Once you complete this tutorial, include an essay of about 150-200 words which that answers the following questions:
Write about the positive and negative aspects of this hatecrimes dataset.
List 2 different paths you could hypothetically like to study about this dataset at some future point.
Some positive things about the hatecrimes dataset is the broadness of the variables. They go in many different directions from the offense category, like religion and religious practice all the way to the complaint year. This setup of the dataset makes it very easy to show correlation between variables and it makes it a well-rounded dataset. Some negatives about the hatecrimes dataset are the two variables at the end. Arrestdate and arrestid are filled all the way down with N/A values, which makes me question the reason why those variables are included in the first place.

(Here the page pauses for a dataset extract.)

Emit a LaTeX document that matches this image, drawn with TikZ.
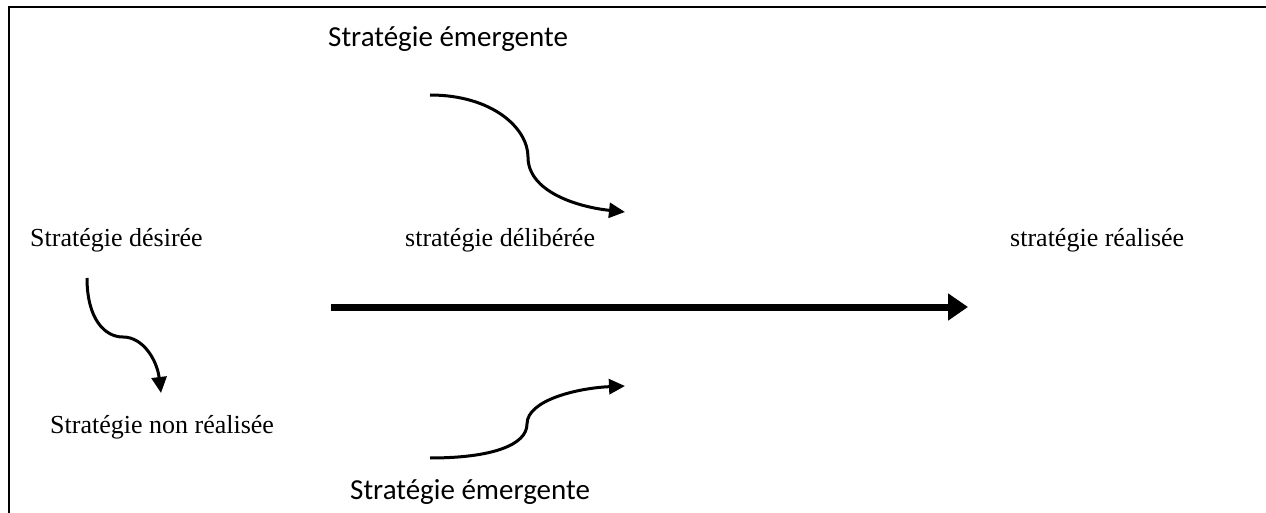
\documentclass[tikz,border=0pt]{standalone}
\usepackage{fontspec}
\setmainfont{Liberation Serif}
\newfontfamily\calibri{Carlito}
\usetikzlibrary{arrows.meta}
\begin{document}
\begin{tikzpicture}[x=1pt,y=-1pt,
  serif/.style={anchor=base west, inner sep=0pt, font=\fontsize{26}{30}\selectfont},
  calib/.style={anchor=base west, inner sep=0pt, font=\calibri\fontsize{29}{34}\selectfont},
  curvearrow/.style={line width=3pt, -{Triangle[length=16pt,width=15pt]}},
  mainarrow/.style={line width=7pt, -{Triangle[length=20pt,width=26pt]}},
  frame/.style={line width=2pt}]
\useasboundingbox (0,0) rectangle (1266,513);
% frame (top and left only)
\coordinate (fa) at (9,513);
\coordinate (fb) at (9,7);
\coordinate (fc) at (1266,7);
\draw[frame] (fa) -- (fb) -- (fc);
% texts
\node[calib] (emtop) at (328,47) {Stratégie émergente};
\node[calib] (embot) at (350,499) {Stratégie émergente};
\node[serif] (desiree) at (30,247) {Stratégie désirée};
\node[serif] (deliberee) at (405,247) {stratégie délibérée};
\node[serif] (realisee) at (1010,247) {stratégie réalisée};
\node[serif] (nonreal) at (50,433) {Stratégie non réalisée};
% connector ends
\coordinate (t0) at (430,95);
\coordinate (t1) at (528,157);
\coordinate (t2) at (625,212);
\coordinate (l0) at (87,278);
\coordinate (l1) at (123,337);
\coordinate (l2) at (161,393);
\coordinate (b0) at (430,458);
\coordinate (b1) at (527,424);
\coordinate (b2) at (625,386);
\coordinate (m0) at (331,307);
\coordinate (m1) at (968,307);
% arrows
\draw[curvearrow] (t0) .. controls (492,95) and (528,128) .. (t1) .. controls (528,192) and (578,207) .. (t2);
\draw[curvearrow] (l0) .. controls (87,318) and (104,337) .. (l1) .. controls (143,337) and (157,360) .. (l2);
\draw[curvearrow] (b0) .. controls (492,458) and (527,445) .. (b1) .. controls (527,400) and (578,388) .. (b2);
\draw[mainarrow] (m0) -- (m1);
\end{tikzpicture}
\end{document}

Also, the vertical barplots x-axis was very messy, making it very hard to follow along and understand those visualizations.
One thing that I would like to study about this dataset in the future is the correlation between the population density of each county ( Bronx, Kings, Queens, New York and Richmond) and the actual counts of the hate crimes. This would see if the increasing rates of the hate crimes would be caused by the bigger population size or the actual increase of hate crime incidents. Another thing that I would like to study about this dataset in the future is the is if the hate crimes increase when major social or political events happen. For example, if more anti-semetic crimes happen during the Palestine and Israel conflict.